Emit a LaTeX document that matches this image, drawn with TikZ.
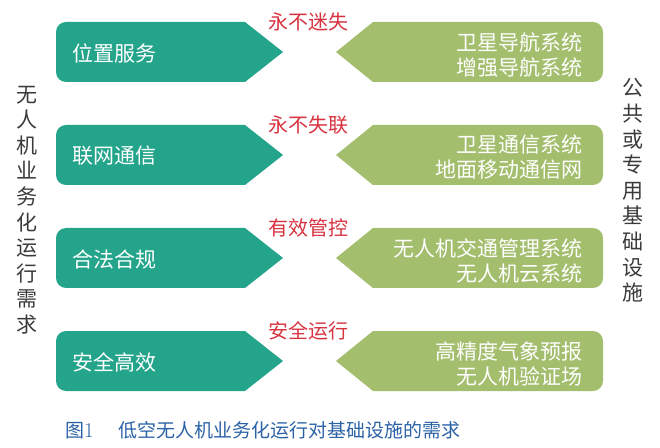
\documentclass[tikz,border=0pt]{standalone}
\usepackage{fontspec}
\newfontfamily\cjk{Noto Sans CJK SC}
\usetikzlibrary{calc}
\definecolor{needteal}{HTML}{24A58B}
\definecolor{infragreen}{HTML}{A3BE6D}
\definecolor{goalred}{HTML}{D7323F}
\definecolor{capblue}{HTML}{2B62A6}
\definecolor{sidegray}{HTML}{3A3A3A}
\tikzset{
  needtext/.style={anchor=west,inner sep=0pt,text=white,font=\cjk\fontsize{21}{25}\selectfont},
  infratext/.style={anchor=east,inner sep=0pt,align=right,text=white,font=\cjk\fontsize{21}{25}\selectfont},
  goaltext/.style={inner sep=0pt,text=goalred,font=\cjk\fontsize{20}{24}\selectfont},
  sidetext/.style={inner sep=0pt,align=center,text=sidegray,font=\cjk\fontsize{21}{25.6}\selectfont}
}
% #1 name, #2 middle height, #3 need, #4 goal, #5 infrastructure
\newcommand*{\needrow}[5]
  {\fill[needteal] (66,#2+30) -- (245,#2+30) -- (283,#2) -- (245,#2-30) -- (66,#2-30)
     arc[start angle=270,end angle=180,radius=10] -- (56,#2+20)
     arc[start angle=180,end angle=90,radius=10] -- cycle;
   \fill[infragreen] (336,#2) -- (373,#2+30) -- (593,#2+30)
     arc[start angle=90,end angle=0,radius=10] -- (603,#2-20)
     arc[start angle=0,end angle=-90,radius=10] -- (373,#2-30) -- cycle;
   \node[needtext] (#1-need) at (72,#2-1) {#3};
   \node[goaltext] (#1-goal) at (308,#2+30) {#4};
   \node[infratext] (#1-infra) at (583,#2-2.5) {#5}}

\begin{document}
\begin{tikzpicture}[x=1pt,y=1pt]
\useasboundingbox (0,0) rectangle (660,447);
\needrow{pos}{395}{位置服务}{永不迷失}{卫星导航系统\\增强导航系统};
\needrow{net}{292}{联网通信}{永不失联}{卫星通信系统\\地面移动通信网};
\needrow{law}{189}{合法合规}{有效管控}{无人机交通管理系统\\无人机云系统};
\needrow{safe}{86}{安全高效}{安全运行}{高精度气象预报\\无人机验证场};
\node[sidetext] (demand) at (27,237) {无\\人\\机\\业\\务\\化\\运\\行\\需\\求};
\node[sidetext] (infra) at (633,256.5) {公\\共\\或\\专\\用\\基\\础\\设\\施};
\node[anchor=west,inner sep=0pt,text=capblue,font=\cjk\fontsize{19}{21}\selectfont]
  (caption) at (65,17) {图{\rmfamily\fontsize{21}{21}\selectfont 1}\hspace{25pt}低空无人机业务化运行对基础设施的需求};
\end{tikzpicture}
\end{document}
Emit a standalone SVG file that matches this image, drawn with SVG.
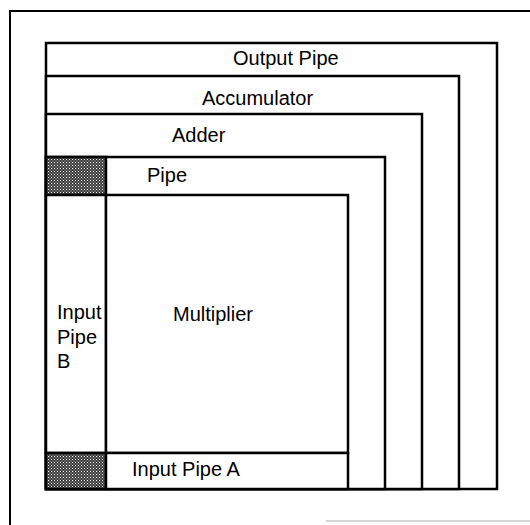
= = =
◆ **SET PROBLEM**
Every record must be copied exactly, with the pictures left out.

◆ **ANSWER TO THE PROBLEM**
Emit a LaTeX document that matches this image, drawn with TikZ.
\documentclass[tikz,border=0pt]{standalone}
\usepackage{fontspec}
\newfontfamily\cjk{Noto Sans CJK SC}
\usetikzlibrary{calc}
\definecolor{needteal}{HTML}{24A58B}
\definecolor{infragreen}{HTML}{A3BE6D}
\definecolor{goalred}{HTML}{D7323F}
\definecolor{capblue}{HTML}{2B62A6}
\definecolor{sidegray}{HTML}{3A3A3A}
\tikzset{
  needtext/.style={anchor=west,inner sep=0pt,text=white,font=\cjk\fontsize{21}{25}\selectfont},
  infratext/.style={anchor=east,inner sep=0pt,align=right,text=white,font=\cjk\fontsize{21}{25}\selectfont},
  goaltext/.style={inner sep=0pt,text=goalred,font=\cjk\fontsize{20}{24}\selectfont},
  sidetext/.style={inner sep=0pt,align=center,text=sidegray,font=\cjk\fontsize{21}{25.6}\selectfont}
}
% #1 name, #2 middle height, #3 need, #4 goal, #5 infrastructure
\newcommand*{\needrow}[5]
  {\fill[needteal] (66,#2+30) -- (245,#2+30) -- (283,#2) -- (245,#2-30) -- (66,#2-30)
     arc[start angle=270,end angle=180,radius=10] -- (56,#2+20)
     arc[start angle=180,end angle=90,radius=10] -- cycle;
   \fill[infragreen] (336,#2) -- (373,#2+30) -- (593,#2+30)
     arc[start angle=90,end angle=0,radius=10] -- (603,#2-20)
     arc[start angle=0,end angle=-90,radius=10] -- (373,#2-30) -- cycle;
   \node[needtext] (#1-need) at (72,#2-1) {#3};
   \node[goaltext] (#1-goal) at (308,#2+30) {#4};
   \node[infratext] (#1-infra) at (583,#2-2.5) {#5}}

\begin{document}
\begin{tikzpicture}[x=1pt,y=1pt]
\useasboundingbox (0,0) rectangle (660,447);
\needrow{pos}{395}{位置服务}{永不迷失}{卫星导航系统\\增强导航系统};
\needrow{net}{292}{联网通信}{永不失联}{卫星通信系统\\地面移动通信网};
\needrow{law}{189}{合法合规}{有效管控}{无人机交通管理系统\\无人机云系统};
\needrow{safe}{86}{安全高效}{安全运行}{高精度气象预报\\无人机验证场};
\node[sidetext] (demand) at (27,237) {无\\人\\机\\业\\务\\化\\运\\行\\需\\求};
\node[sidetext] (infra) at (633,256.5) {公\\共\\或\\专\\用\\基\\础\\设\\施};
\node[anchor=west,inner sep=0pt,text=capblue,font=\cjk\fontsize{19}{21}\selectfont]
  (caption) at (65,17) {图{\rmfamily\fontsize{21}{21}\selectfont 1}\hspace{25pt}低空无人机业务化运行对基础设施的需求};
\end{tikzpicture}
\end{document}
Emit a standalone SVG file that matches this image, drawn with SVG.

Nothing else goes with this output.